Can you give employment verifications on the phone?

Question: “How should employment verifications be handled when an employee is applying for credit, as well as those in which a debt collection agency is tracking down an individual? Can the verification be made over the phone or should it be requested in writing?” — Margaret Williams


Should definitely come in writing. Anyone could call over the phone and records should always be kept!

It should be in writing. Our company only allows certain people in Personnel/Payroll to complete them.

Interview Bootcamp D

I never gave out and HR information over the phone (8 yrs. experience in HR). Each company I worked with either had a procedure in place or I put a procedure in place that required a written request for employment verification. I had a form that I could complete then fax or email with the information we would give out. No other information was given. I also made sure I had a copy of the request in my records.

I would not give any information of this nature out over the phone, anyone needing employment verification is welcome to submit their request in writing. It is too hard to determine by phone if they are a legitimate agency, legitimately seeking information.

I am very lucky in than my company offers an electronic line that provides a pin number that employees can give out to entities that need employment verification.

Definitely in writing with the employee’s signature authorizing you to give that information.

The only information I give over the phone are employment dates.

Definitely in writing — either snail mail or fax — with a signature from the employee authorizing release of the information.

Always in writing. You never know who is calling to request the information. And usually you will need a signed release from the employee to give the information.

I will give information over the telephone, but before doing so, they need to fax the signed authorization to release information. I also get the company name and the caller’s extension, and then call the number in the phone book (or directory) for that company. This assures it is not an attorney or even a friend of the person calling to see if we are saying bad things about them. Illinois law gives Illinois businesses the right to give details beyond date & pay as long as we have documentation to support what we are saying.

In writing and the company asking should have no problem with that or there is something wrong. Even if they could just fax it over to you is better than the phone

Our policy is no information about an employee unless we have a signed release from the employee. Our policy is we cannot give any information out including if they are working for us unless we have the signed release. If an employee is applying for something they will submit a letter to us in writing that it is ok to release information about them.

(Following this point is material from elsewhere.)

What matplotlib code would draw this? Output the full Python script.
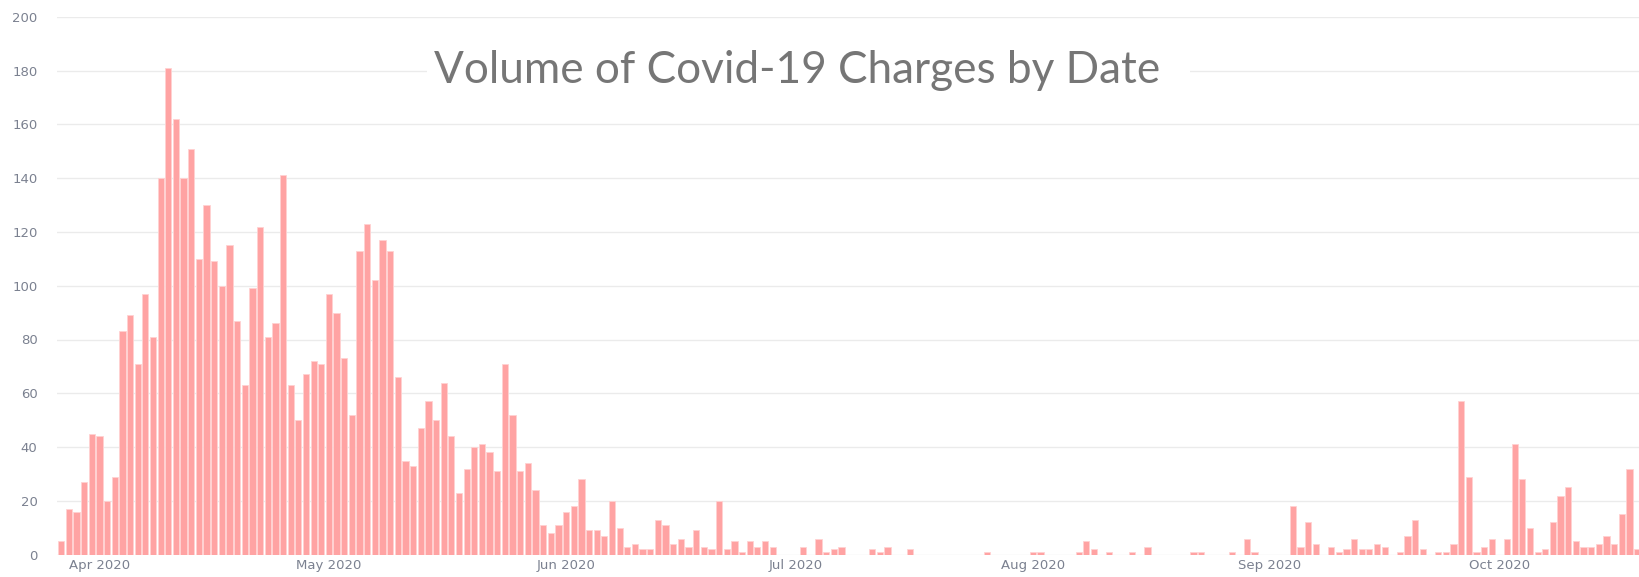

Whenever I get a call for any type of verification, I alway consult with the employee first and see if they want me to verify the information. I just never voluntarily give it out.

Check company policy on this very touchy issue. My employer asks that all such inquiries be forwarded to personnel. A trained individual will handle.

The ability to take “good” minutes presupposes that the meeting was commensurately “good;” i.e. decisions were made, updates were given succinctly. Not the case in my shop where people drone on and the only decision is to meet again.

Our company policy is that for anyone requesting information outside of our institution we will ONLY verify previous employment dates. We do not and can not provide any other details related to whether or not the employee was fired, quit, or any rehire status. Check with your state as well, as some states (if not all) it is against the law.

At my workplace all employment verification calls are referred to one person in HR, and then the only info we provide is dates of employment.